The regulator emphasized that it would not tolerate such negligence, which poses a threat to the integrity of financial markets.

The purpose of the fine is to convey a strong message to other financial institutions about the importance of maintaining robust compliance systems and adhering to regulatory standards.

In response to the fine, Coinbase stated that it takes the FCA’s findings and its broader regulatory compliance very seriously.

The company assured that CBPL is actively enhancing its controls to ensure compliance with regulatory requirements and highlighted the FCA’s recognition of CBPL’s cooperation during the investigation.

CBPL agreed to resolve the matter and, as a result, received a 30% discount on the fine.

CBPL also mentioned that it unintentionally onboarded some high-risk customers between October 30, 2020, and October 1, 2023, which accounted for 0.34% of the unit’s overall new customer sign-ups.

Following this news, Coinbase Global shares experienced a nearly 2% decline in U.S. premarket trading.

Recently, Coinbase has faced a series of controversies, including a recent series of impersonation scams that resulted in significant financial losses for at least four users.

Scammers employed sophisticated social engineering tactics, pretending to be Coinbase representatives to deceive victims into divulging sensitive financial information.
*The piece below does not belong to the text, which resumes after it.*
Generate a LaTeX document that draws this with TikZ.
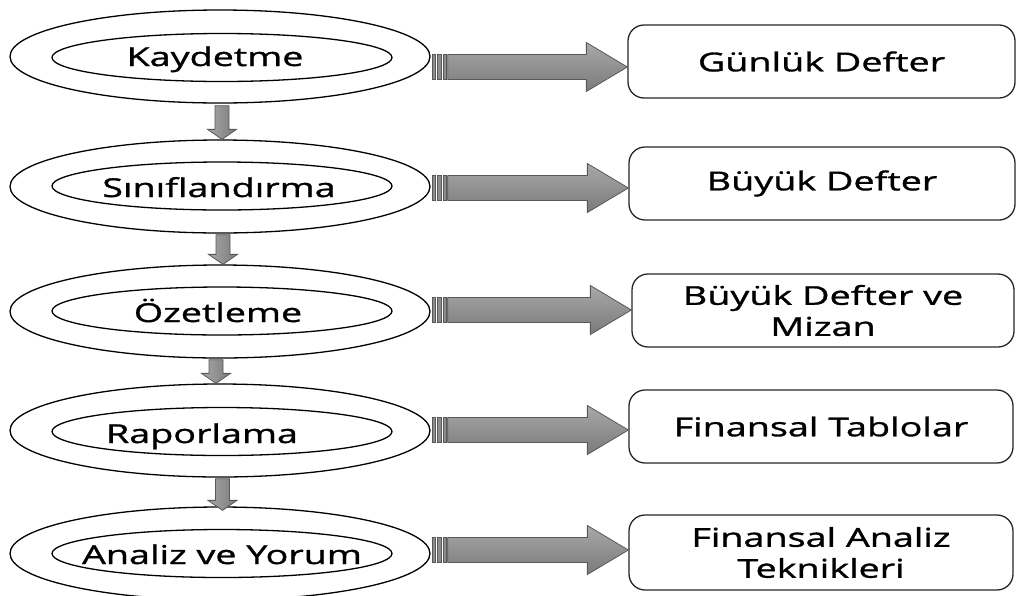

One victim lost $1.7 million in cryptocurrency.

The scammers sent fraudulent emails claiming unauthorized transactions and instructed victims to enter their seed phrases on fake websites, granting partial access to their wallets.

Reports indicate that the attackers may have used information leaked from CoinTracker’s email service provider database in 2022.

Other users have reported similar scams, with fake Coinbase representatives attempting to manipulate them into revealing passwords and account details.